Fuego en el cuerpo se desarrolla en el sur de Florida, en una localidad costera durante una ola de calor y ese calor en los cuerpos, ese fuego, ese sur, esa temperatura siempre alta, esos sudores tienen un papel protagonista en el desarrollo de la trama y, por supuesto, en la ambientación.
No menos protagonistas son, por descontado, los humanos, la pareja de personajes. Junto con la
ambientación pegajosa de la que hablaba antes, lo mejor del film.
Empezaremos por él. Ned Racine. Un abogado de medio pelo. Un guaperas mujeriego que va de fucker y de duro castigador, pero que resulta ser bastante inepto, todo fachada,  un parramplas y un sinfuste, que habría dicho mi abuela. Una escena al comienzo del film nos da una pista de lo inconsistente que es este tipo: sale a hacer running  y, en cuanto para un poquito, se fuma un cigarro.
En su apellido, Racine, quiero ver una referencia al dramaturgo francés del sigloXVII y a su concepción del amor como pulsión trágica que lleva a la destrucción. Sí. Kasdam con esto también nos estaba dando pistas.
Y luego está ella. Ella. Matty Walker. Kathleen Turner reinventando, recreando, engrandeciendo a la femme fatale del género negro. Me voy a soltar la melena con los adjetivos: genial, brillante, sexy como el rock-and-roll, gloriosa y sublime hasta la escena final, que dejo también para el final de este articulito.
Me apetece mucho en este momento detenerme un poco a hablar de Kathleen Turner, de su físico imponente, de su hermosa voz de barítona y de su carrera interpretativa, que ejemplifica a las mil maravillas qué sucede con las actrices en Hollywood una vez superado cierto límite de edad que hay quien sitúa cruelmente hacia los 35 años. Me apetece mucho, pero no lo voy a hacer, porque es un temazo tan gordo que me da para otro articulito; y para otro más; y para un tercero también.
Fuego en el cuerpo fue un gran éxito de taquilla. Salvo honrosas excepciones, como la de Pauline Kael, la crítica tampoco la trató mal. La comparó con musts como Chinatown (para mí Fuego en el cuerpo es superior; Chinatown siempre se me ha atragantado) y Perdición, alabó las interpretaciones, incluidas las de grandes secundarios como Richard Crenna, Ted Danson y un jovencito Mickey Rourke, y reparó, cómo no, en los ecos clásicos de la trama y en su aliento pesimista propio de los ochenta.

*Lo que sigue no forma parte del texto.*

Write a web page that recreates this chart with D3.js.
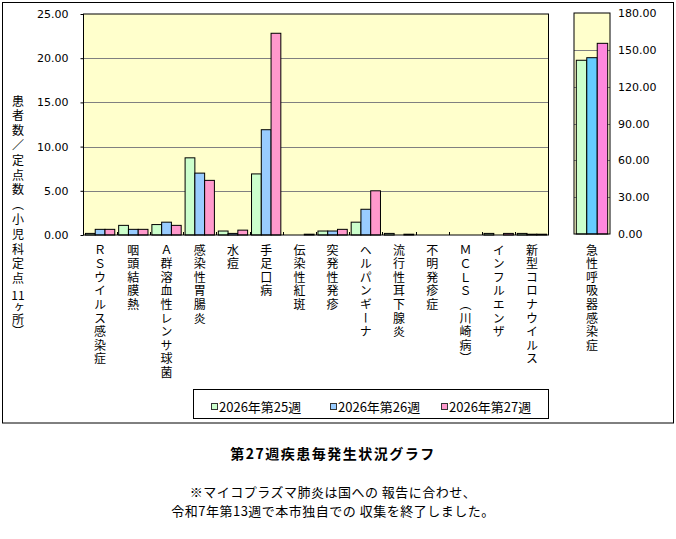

Y, como os prometí, remato este artículo con la última escena de la peli. Bueno, no: empiezo con la anteúltima. Ned Racine, encarcelado, recibe en su celda un paquete de correo; contiene el anuario de instituto que confirma sus peores sospechas sobre Matty Walker. El anuario, además, muestra una fotografía de Matty adolescente y, al pie, este texto: “Apodo: Vampiresa. Ambición: Ser rica y vivir en un país exótico”.
Y ahora sí: vamos con la escena final. Matty Walker mira al mar desde una tumbona en una playa tropical junto a un volcán. Un joven que habla portugués le acerca una bebida. Matty no sonríe. Sigue sin dejarnos entrever qué guarda en la cabeza ni en el alma.